Information shown
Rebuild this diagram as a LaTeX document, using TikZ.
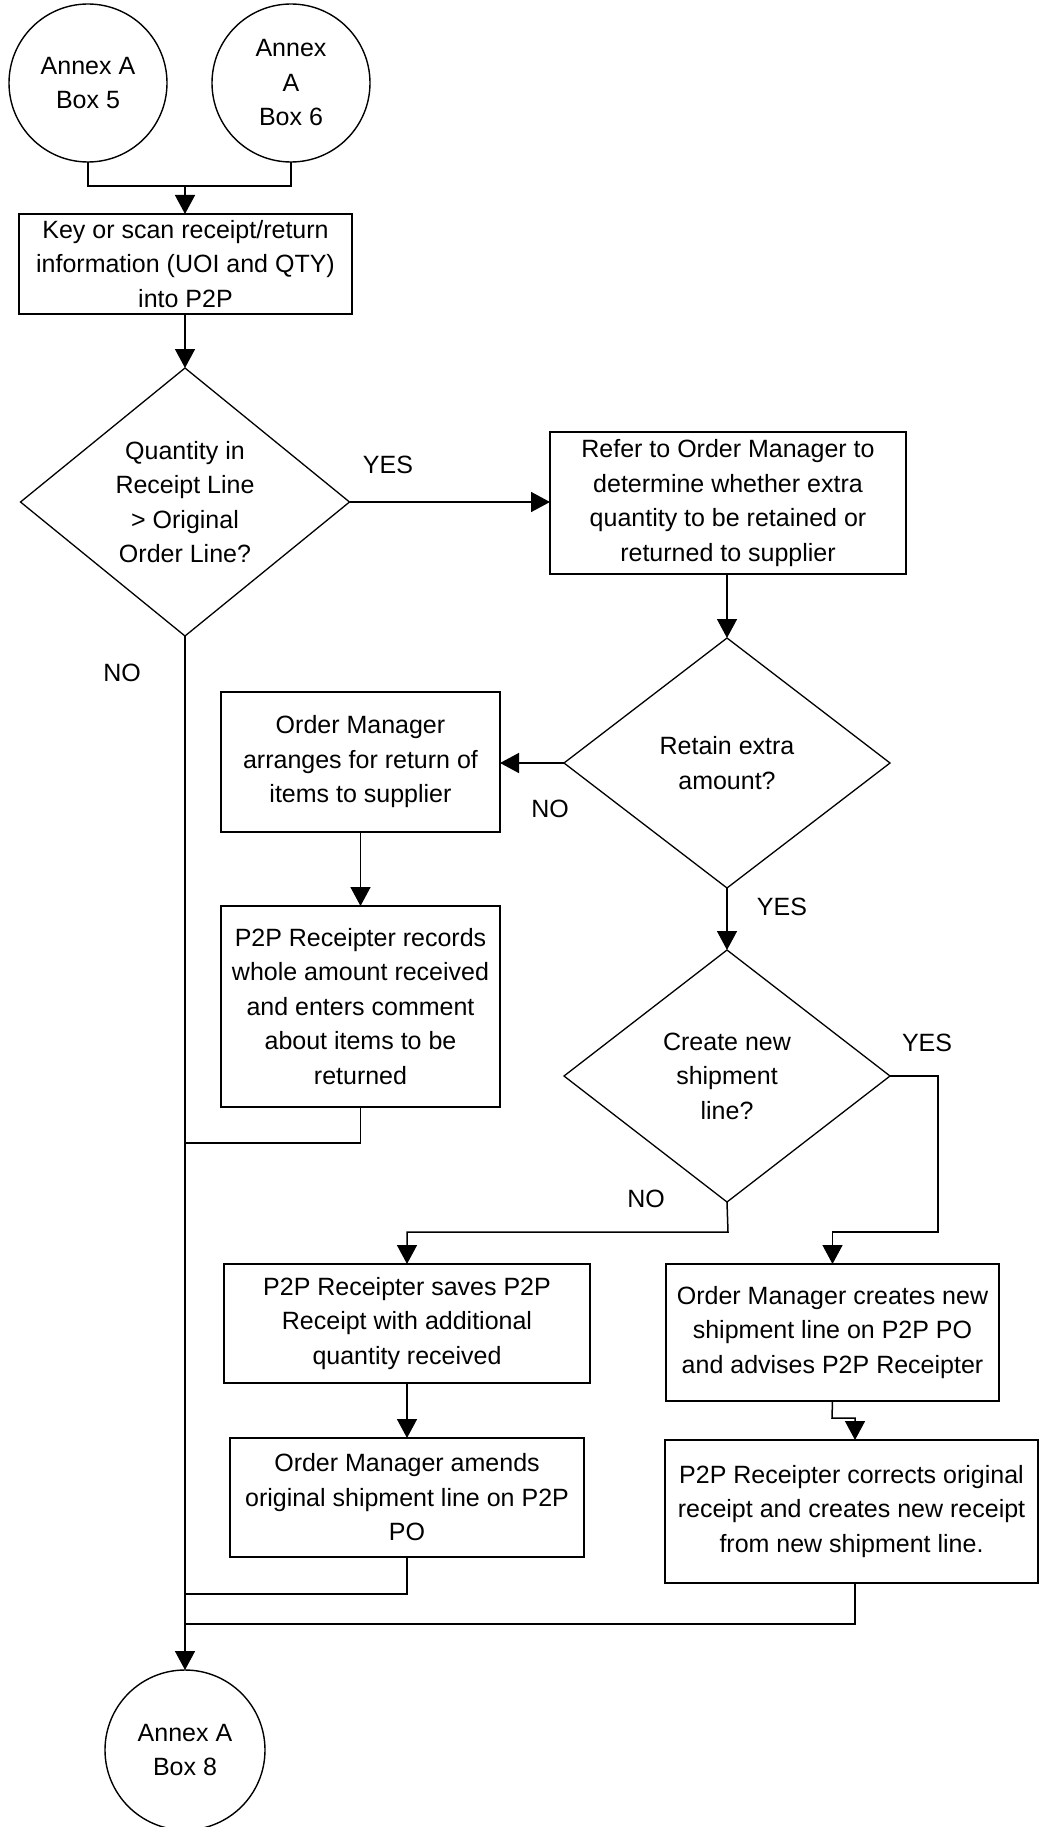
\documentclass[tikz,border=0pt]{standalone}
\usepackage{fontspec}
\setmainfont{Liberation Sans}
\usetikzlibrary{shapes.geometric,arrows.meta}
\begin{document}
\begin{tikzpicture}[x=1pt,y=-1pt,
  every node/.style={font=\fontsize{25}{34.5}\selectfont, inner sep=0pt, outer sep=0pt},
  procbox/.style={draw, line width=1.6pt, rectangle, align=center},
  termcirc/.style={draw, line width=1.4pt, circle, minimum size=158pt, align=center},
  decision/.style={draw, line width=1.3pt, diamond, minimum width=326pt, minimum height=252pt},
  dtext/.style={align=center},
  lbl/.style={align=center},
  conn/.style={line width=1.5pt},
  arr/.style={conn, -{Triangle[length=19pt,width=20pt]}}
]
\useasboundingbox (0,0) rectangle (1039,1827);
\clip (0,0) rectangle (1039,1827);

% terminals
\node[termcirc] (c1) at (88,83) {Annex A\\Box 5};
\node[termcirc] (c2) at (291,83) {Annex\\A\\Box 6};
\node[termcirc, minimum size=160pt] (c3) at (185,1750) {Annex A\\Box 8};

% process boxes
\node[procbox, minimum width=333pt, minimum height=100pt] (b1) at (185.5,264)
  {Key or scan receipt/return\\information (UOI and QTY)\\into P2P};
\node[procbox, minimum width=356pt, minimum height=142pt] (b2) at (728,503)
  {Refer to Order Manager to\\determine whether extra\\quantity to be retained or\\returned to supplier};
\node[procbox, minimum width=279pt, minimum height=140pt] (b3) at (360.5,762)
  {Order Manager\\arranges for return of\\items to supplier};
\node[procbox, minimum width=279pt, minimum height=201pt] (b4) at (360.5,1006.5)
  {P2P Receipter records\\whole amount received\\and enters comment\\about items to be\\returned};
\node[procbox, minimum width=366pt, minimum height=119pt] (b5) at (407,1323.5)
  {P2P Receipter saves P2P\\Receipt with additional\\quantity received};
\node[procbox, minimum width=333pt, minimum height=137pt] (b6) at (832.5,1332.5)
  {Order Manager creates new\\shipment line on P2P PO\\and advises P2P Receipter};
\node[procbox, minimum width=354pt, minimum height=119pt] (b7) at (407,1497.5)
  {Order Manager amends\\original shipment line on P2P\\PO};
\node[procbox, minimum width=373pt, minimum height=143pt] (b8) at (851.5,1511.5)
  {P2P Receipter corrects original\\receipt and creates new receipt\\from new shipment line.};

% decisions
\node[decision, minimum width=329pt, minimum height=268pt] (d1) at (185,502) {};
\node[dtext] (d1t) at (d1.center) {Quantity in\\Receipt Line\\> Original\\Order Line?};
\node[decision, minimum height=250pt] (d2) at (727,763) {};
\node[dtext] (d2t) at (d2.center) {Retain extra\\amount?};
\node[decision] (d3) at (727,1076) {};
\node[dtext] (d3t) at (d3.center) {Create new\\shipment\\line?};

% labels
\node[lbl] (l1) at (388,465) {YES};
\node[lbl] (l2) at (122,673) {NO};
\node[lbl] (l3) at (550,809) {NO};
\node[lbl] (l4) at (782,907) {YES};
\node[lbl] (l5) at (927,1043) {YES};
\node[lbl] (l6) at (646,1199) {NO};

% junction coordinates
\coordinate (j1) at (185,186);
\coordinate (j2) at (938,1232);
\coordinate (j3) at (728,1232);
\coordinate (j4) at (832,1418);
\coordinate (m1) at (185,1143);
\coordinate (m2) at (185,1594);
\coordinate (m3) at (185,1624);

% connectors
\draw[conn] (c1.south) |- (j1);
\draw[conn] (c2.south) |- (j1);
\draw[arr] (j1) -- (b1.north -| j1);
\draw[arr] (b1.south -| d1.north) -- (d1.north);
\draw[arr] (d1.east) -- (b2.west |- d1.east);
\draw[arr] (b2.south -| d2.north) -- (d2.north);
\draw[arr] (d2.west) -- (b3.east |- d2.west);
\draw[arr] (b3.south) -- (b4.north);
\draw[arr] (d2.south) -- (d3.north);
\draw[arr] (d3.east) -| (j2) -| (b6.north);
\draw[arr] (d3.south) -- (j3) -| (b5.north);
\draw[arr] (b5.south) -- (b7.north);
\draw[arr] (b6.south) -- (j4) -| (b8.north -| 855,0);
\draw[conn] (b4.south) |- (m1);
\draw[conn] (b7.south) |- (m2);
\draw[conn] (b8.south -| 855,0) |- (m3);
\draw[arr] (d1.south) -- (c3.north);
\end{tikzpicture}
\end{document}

Task goal
Give an exact copy of the material, leaving out every picture.

Full answer
Rebuild this diagram as a LaTeX document, using TikZ.
\documentclass[tikz,border=0pt]{standalone}
\usepackage{fontspec}
\setmainfont{Liberation Sans}
\usetikzlibrary{shapes.geometric,arrows.meta}
\begin{document}
\begin{tikzpicture}[x=1pt,y=-1pt,
  every node/.style={font=\fontsize{25}{34.5}\selectfont, inner sep=0pt, outer sep=0pt},
  procbox/.style={draw, line width=1.6pt, rectangle, align=center},
  termcirc/.style={draw, line width=1.4pt, circle, minimum size=158pt, align=center},
  decision/.style={draw, line width=1.3pt, diamond, minimum width=326pt, minimum height=252pt},
  dtext/.style={align=center},
  lbl/.style={align=center},
  conn/.style={line width=1.5pt},
  arr/.style={conn, -{Triangle[length=19pt,width=20pt]}}
]
\useasboundingbox (0,0) rectangle (1039,1827);
\clip (0,0) rectangle (1039,1827);

% terminals
\node[termcirc] (c1) at (88,83) {Annex A\\Box 5};
\node[termcirc] (c2) at (291,83) {Annex\\A\\Box 6};
\node[termcirc, minimum size=160pt] (c3) at (185,1750) {Annex A\\Box 8};

% process boxes
\node[procbox, minimum width=333pt, minimum height=100pt] (b1) at (185.5,264)
  {Key or scan receipt/return\\information (UOI and QTY)\\into P2P};
\node[procbox, minimum width=356pt, minimum height=142pt] (b2) at (728,503)
  {Refer to Order Manager to\\determine whether extra\\quantity to be retained or\\returned to supplier};
\node[procbox, minimum width=279pt, minimum height=140pt] (b3) at (360.5,762)
  {Order Manager\\arranges for return of\\items to supplier};
\node[procbox, minimum width=279pt, minimum height=201pt] (b4) at (360.5,1006.5)
  {P2P Receipter records\\whole amount received\\and enters comment\\about items to be\\returned};
\node[procbox, minimum width=366pt, minimum height=119pt] (b5) at (407,1323.5)
  {P2P Receipter saves P2P\\Receipt with additional\\quantity received};
\node[procbox, minimum width=333pt, minimum height=137pt] (b6) at (832.5,1332.5)
  {Order Manager creates new\\shipment line on P2P PO\\and advises P2P Receipter};
\node[procbox, minimum width=354pt, minimum height=119pt] (b7) at (407,1497.5)
  {Order Manager amends\\original shipment line on P2P\\PO};
\node[procbox, minimum width=373pt, minimum height=143pt] (b8) at (851.5,1511.5)
  {P2P Receipter corrects original\\receipt and creates new receipt\\from new shipment line.};

% decisions
\node[decision, minimum width=329pt, minimum height=268pt] (d1) at (185,502) {};
\node[dtext] (d1t) at (d1.center) {Quantity in\\Receipt Line\\> Original\\Order Line?};
\node[decision, minimum height=250pt] (d2) at (727,763) {};
\node[dtext] (d2t) at (d2.center) {Retain extra\\amount?};
\node[decision] (d3) at (727,1076) {};
\node[dtext] (d3t) at (d3.center) {Create new\\shipment\\line?};

% labels
\node[lbl] (l1) at (388,465) {YES};
\node[lbl] (l2) at (122,673) {NO};
\node[lbl] (l3) at (550,809) {NO};
\node[lbl] (l4) at (782,907) {YES};
\node[lbl] (l5) at (927,1043) {YES};
\node[lbl] (l6) at (646,1199) {NO};

% junction coordinates
\coordinate (j1) at (185,186);
\coordinate (j2) at (938,1232);
\coordinate (j3) at (728,1232);
\coordinate (j4) at (832,1418);
\coordinate (m1) at (185,1143);
\coordinate (m2) at (185,1594);
\coordinate (m3) at (185,1624);

% connectors
\draw[conn] (c1.south) |- (j1);
\draw[conn] (c2.south) |- (j1);
\draw[arr] (j1) -- (b1.north -| j1);
\draw[arr] (b1.south -| d1.north) -- (d1.north);
\draw[arr] (d1.east) -- (b2.west |- d1.east);
\draw[arr] (b2.south -| d2.north) -- (d2.north);
\draw[arr] (d2.west) -- (b3.east |- d2.west);
\draw[arr] (b3.south) -- (b4.north);
\draw[arr] (d2.south) -- (d3.north);
\draw[arr] (d3.east) -| (j2) -| (b6.north);
\draw[arr] (d3.south) -- (j3) -| (b5.north);
\draw[arr] (b5.south) -- (b7.north);
\draw[arr] (b6.south) -- (j4) -| (b8.north -| 855,0);
\draw[conn] (b4.south) |- (m1);
\draw[conn] (b7.south) |- (m2);
\draw[conn] (b8.south -| 855,0) |- (m3);
\draw[arr] (d1.south) -- (c3.north);
\end{tikzpicture}
\end{document}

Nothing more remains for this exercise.